Puripunn Baby Grand Boutique Hotel, Thailand
Image © Puripunn Baby Grand Boutique Hotel
Puripunn Baby Grand Boutique Hotel offers the perfect example of barefoot luxury with their intimate retreat in Thailand. Being situated in Chiang Mai, one of the country’s most culturally significant cities, means that guests find themselves not only in the lap of luxury at the boutique hotel itself, but also perfectly poised to explore Thailand, and immerse themselves in its religions, cultures, architecture and cuisine.
Cuisine, in fact, forms another fundamental part of barefoot luxury. While some travellers seek familiarity, barefoot luxury walks the thin line between comfort and experience. It would be difficult for a traveller with even the mildest tolerance for spicy food to experience India or Thailand, for example, without indulging in the exquisitely flavourful curries, or to truly immerse themselves in a Korean frame of mind without even sampling one of the numerous varieties of fermented cabbage known as kimchi.
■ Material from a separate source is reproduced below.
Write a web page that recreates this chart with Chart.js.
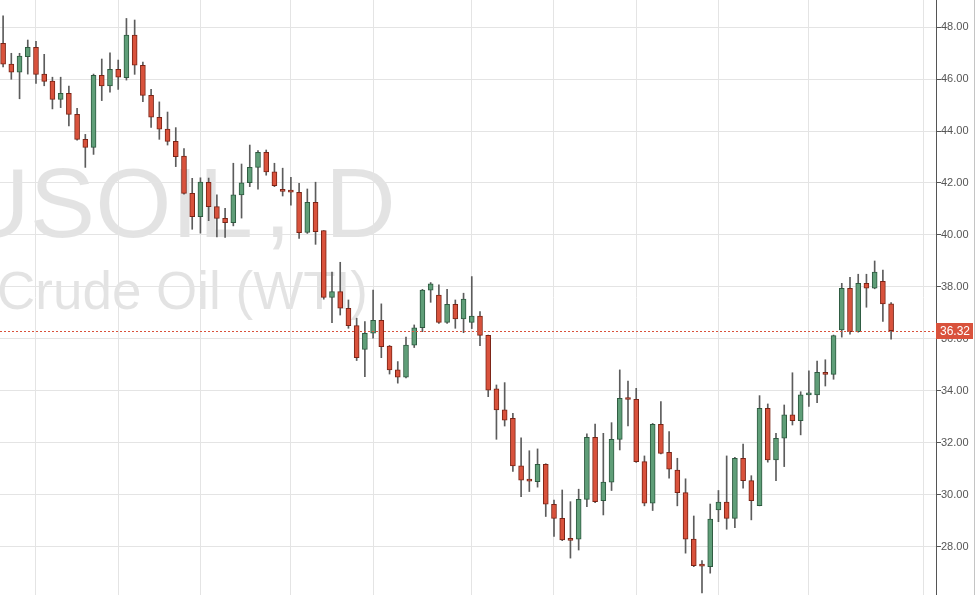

Talland Bay Hotel, United Kingdom
Image © Talland Bay Hotel
As Cornwall’s Talland Bay have found, the key to providing luxurious cuisine which reflects a local flare often involves making sure that you are using local produce and seasonal ingredients. This ensures that even the safest and simplest of menu options incorporate a local influence. Not only will the food be delicious and, perhaps, unique, but it will also be accompanied by a sense of community upliftment, since guests will understand that the meal that they are experiencing is supporting local providers. After all, sustainability is a reality that many travellers are aware of, and is, once again, a fundamental feature of barefoot luxury.
Hotel Verde, Zanzibar
Since sustainability revolves around maintaining an ecological balance, it’s easy to see how the two concepts go hand-in-hand. By supporting local businesses, by prioritising the use of local ingredients, by encouraging travellers to have local experiences, properties are able to reduce their carbon footprints and naturally become more sustainable. But properties like Hotel Verde in Zanzibar also go out of their way to ensure that being green is incorporated into their model and that it contributes towards luxury, rather than taking away from it.
Image © Hotel Verde
“We have left no stone unturned where luxury is concerned and “green factors” featured prominently in the development of this project. We considered numerous elements – from regenerative drive elevators, to responsibly sourced furniture and products and many more.” — Hotel Verde
It is a reality that with each day that is spent in an urban city centre, commuting to and from work, our smart phones attached to our hands or hips, being able to embrace nature and experience culture is becoming less commonplace, and more of a luxury. Barefoot luxury is all about taking a step back, away from the everyday, and into the extraordinary.